PROBLEM STATEMENT: All the data should be repeated exactly. Any image in it is left out.

PROVIDED DATA:
● ● ● ● ● ● ●
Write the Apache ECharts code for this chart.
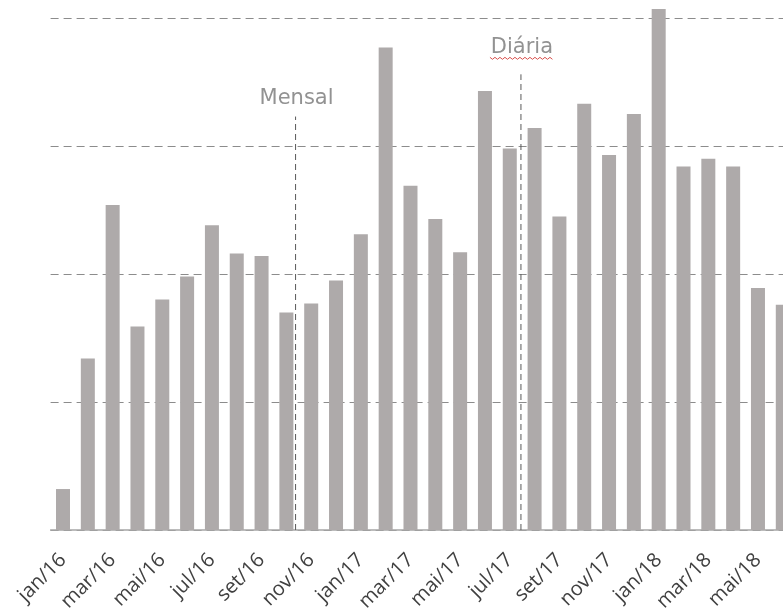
<!DOCTYPE html>
<html>
<head>
<meta charset="utf-8">
<script src="https://cdn.jsdelivr.net/npm/echarts@6/dist/echarts.min.js"></script>
<style>
  html, body { margin: 0; padding: 0; background: #ffffff; overflow: hidden; }
  #chart { width: 783px; height: 610px; }
</style>
</head>
<body>
<div id="chart"></div>
<script>
// Monthly volume, jan/16 .. jun/18
const months = [
  'jan/16', 'fev/16', 'mar/16', 'abr/16', 'mai/16', 'jun/16',
  'jul/16', 'ago/16', 'set/16', 'out/16', 'nov/16', 'dez/16',
  'jan/17', 'fev/17', 'mar/17', 'abr/17', 'mai/17', 'jun/17',
  'jul/17', 'ago/17', 'set/17', 'out/17', 'nov/17', 'dez/17',
  'jan/18', 'fev/18', 'mar/18', 'abr/18', 'mai/18', 'jun/18'
];
const volume = [
  0.32, 1.34, 2.54, 1.59, 1.80, 1.98,
  2.38, 2.16, 2.14, 1.70, 1.77, 1.95,
  2.31, 3.77, 2.69, 2.43, 2.17, 3.43,
  2.98, 3.14, 2.45, 3.33, 2.93, 3.25,
  4.07, 2.84, 2.90, 2.84, 1.89, 1.76
];
// Y scale: gridlines every unit from 0 to 4
const yMin = 0;
const yMax = 4;
const yStep = 1;

// Phase markers: name, position on the month axis, top of the marker line (value units)
const phaseNames = ['Mensal', 'Diária'];
const phaseAt = [9.37, 18.45];
const phaseTop = [3.23, 3.56];

const chart = echarts.init(document.getElementById('chart'), null, { renderer: 'canvas' });

const option = {
  animation: false,
  backgroundColor: '#ffffff',
  // the plot area runs on a little past the right edge of the page
  grid: {
    left: 50.6, top: 18, width: 744.6, height: 512,
    containLabel: false, outerBoundsMode: 'none'
  },
  xAxis: {
    type: 'category',
    data: months,
    boundaryGap: true,
    axisLine: { show: true, lineStyle: { color: '#a6a6a6', width: 1.5 } },
    axisTick: { show: false },
    axisLabel: {
      interval: 1,
      rotate: 45,
      margin: 27,
      color: '#404040',
      fontFamily: 'Open Sans',
      fontSize: 20
    },
    splitLine: { show: false }
  },
  yAxis: {
    type: 'value',
    min: yMin,
    max: yMax,
    interval: yStep,
    axisLine: { show: false },
    axisTick: { show: false },
    axisLabel: { show: false },
    splitLine: { show: true, lineStyle: { color: '#8c8c8c', width: 1, type: [8, 5] } }
  },
  series: [{
    type: 'bar',
    data: volume,
    barWidth: 14,
    clip: false,
    itemStyle: { color: '#aeaaaa' },
    silent: true
  }]
};
chart.setOption(option);

// Pixel x of a fractional position along the month axis
function axisX(pos) {
  const i = Math.floor(pos);
  const f = pos - i;
  const a = chart.convertToPixel({ xAxisIndex: 0 }, i);
  const b = chart.convertToPixel({ xAxisIndex: 0 }, i + 1);
  return a + (b - a) * f;
}
function axisY(v) {
  return chart.convertToPixel({ yAxisIndex: 0 }, v);
}

const gfx = [];
const labelGap = [18, 27];
phaseNames.forEach(function (name, k) {
  const x = axisX(phaseAt[k]);
  const yTop = axisY(phaseTop[k]);
  const yBase = axisY(0);
  gfx.push({
    type: 'line',
    shape: { x1: x, y1: yBase, x2: x, y2: yTop },
    style: { stroke: '#595959', lineWidth: 1, lineDash: [6, 4] },
    silent: true, z: 10
  });
  gfx.push({
    type: 'text',
    x: x + 1,
    y: yTop - labelGap[k],
    style: {
      text: name,
      fill: '#929292',
      font: '21px "DejaVu Sans", sans-serif',
      textAlign: 'center',
      textVerticalAlign: 'middle'
    },
    silent: true, z: 10
  });
});

// Spell-check squiggle under the second marker name
(function () {
  const x = axisX(phaseAt[1]) + 1;
  const y = axisY(phaseTop[1]) - labelGap[1] + 11;
  const pts = [];
  const half = 32;
  let up = true;
  for (let px = x - half; px <= x + half; px += 2.5) {
    pts.push([px, y + (up ? -1 : 1)]);
    up = !up;
  }
  gfx.push({
    type: 'polyline',
    shape: { points: pts },
    style: { stroke: '#d9534f', lineWidth: 1, fill: null },
    silent: true, z: 10
  });
})();

chart.setOption({ graphic: gfx });
</script>
</body>
</html>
● ● ● ● ● ● ●
FULL OUTPUT:
Write the Apache ECharts code for this chart.
<!DOCTYPE html>
<html>
<head>
<meta charset="utf-8">
<script src="https://cdn.jsdelivr.net/npm/echarts@6/dist/echarts.min.js"></script>
<style>
  html, body { margin: 0; padding: 0; background: #ffffff; overflow: hidden; }
  #chart { width: 783px; height: 610px; }
</style>
</head>
<body>
<div id="chart"></div>
<script>
// Monthly volume, jan/16 .. jun/18
const months = [
  'jan/16', 'fev/16', 'mar/16', 'abr/16', 'mai/16', 'jun/16',
  'jul/16', 'ago/16', 'set/16', 'out/16', 'nov/16', 'dez/16',
  'jan/17', 'fev/17', 'mar/17', 'abr/17', 'mai/17', 'jun/17',
  'jul/17', 'ago/17', 'set/17', 'out/17', 'nov/17', 'dez/17',
  'jan/18', 'fev/18', 'mar/18', 'abr/18', 'mai/18', 'jun/18'
];
const volume = [
  0.32, 1.34, 2.54, 1.59, 1.80, 1.98,
  2.38, 2.16, 2.14, 1.70, 1.77, 1.95,
  2.31, 3.77, 2.69, 2.43, 2.17, 3.43,
  2.98, 3.14, 2.45, 3.33, 2.93, 3.25,
  4.07, 2.84, 2.90, 2.84, 1.89, 1.76
];
// Y scale: gridlines every unit from 0 to 4
const yMin = 0;
const yMax = 4;
const yStep = 1;

// Phase markers: name, position on the month axis, top of the marker line (value units)
const phaseNames = ['Mensal', 'Diária'];
const phaseAt = [9.37, 18.45];
const phaseTop = [3.23, 3.56];

const chart = echarts.init(document.getElementById('chart'), null, { renderer: 'canvas' });

const option = {
  animation: false,
  backgroundColor: '#ffffff',
  // the plot area runs on a little past the right edge of the page
  grid: {
    left: 50.6, top: 18, width: 744.6, height: 512,
    containLabel: false, outerBoundsMode: 'none'
  },
  xAxis: {
    type: 'category',
    data: months,
    boundaryGap: true,
    axisLine: { show: true, lineStyle: { color: '#a6a6a6', width: 1.5 } },
    axisTick: { show: false },
    axisLabel: {
      interval: 1,
      rotate: 45,
      margin: 27,
      color: '#404040',
      fontFamily: 'Open Sans',
      fontSize: 20
    },
    splitLine: { show: false }
  },
  yAxis: {
    type: 'value',
    min: yMin,
    max: yMax,
    interval: yStep,
    axisLine: { show: false },
    axisTick: { show: false },
    axisLabel: { show: false },
    splitLine: { show: true, lineStyle: { color: '#8c8c8c', width: 1, type: [8, 5] } }
  },
  series: [{
    type: 'bar',
    data: volume,
    barWidth: 14,
    clip: false,
    itemStyle: { color: '#aeaaaa' },
    silent: true
  }]
};
chart.setOption(option);

// Pixel x of a fractional position along the month axis
function axisX(pos) {
  const i = Math.floor(pos);
  const f = pos - i;
  const a = chart.convertToPixel({ xAxisIndex: 0 }, i);
  const b = chart.convertToPixel({ xAxisIndex: 0 }, i + 1);
  return a + (b - a) * f;
}
function axisY(v) {
  return chart.convertToPixel({ yAxisIndex: 0 }, v);
}

const gfx = [];
const labelGap = [18, 27];
phaseNames.forEach(function (name, k) {
  const x = axisX(phaseAt[k]);
  const yTop = axisY(phaseTop[k]);
  const yBase = axisY(0);
  gfx.push({
    type: 'line',
    shape: { x1: x, y1: yBase, x2: x, y2: yTop },
    style: { stroke: '#595959', lineWidth: 1, lineDash: [6, 4] },
    silent: true, z: 10
  });
  gfx.push({
    type: 'text',
    x: x + 1,
    y: yTop - labelGap[k],
    style: {
      text: name,
      fill: '#929292',
      font: '21px "DejaVu Sans", sans-serif',
      textAlign: 'center',
      textVerticalAlign: 'middle'
    },
    silent: true, z: 10
  });
});

// Spell-check squiggle under the second marker name
(function () {
  const x = axisX(phaseAt[1]) + 1;
  const y = axisY(phaseTop[1]) - labelGap[1] + 11;
  const pts = [];
  const half = 32;
  let up = true;
  for (let px = x - half; px <= x + half; px += 2.5) {
    pts.push([px, y + (up ? -1 : 1)]);
    up = !up;
  }
  gfx.push({
    type: 'polyline',
    shape: { points: pts },
    style: { stroke: '#d9534f', lineWidth: 1, fill: null },
    silent: true, z: 10
  });
})();

chart.setOption({ graphic: gfx });
</script>
</body>
</html>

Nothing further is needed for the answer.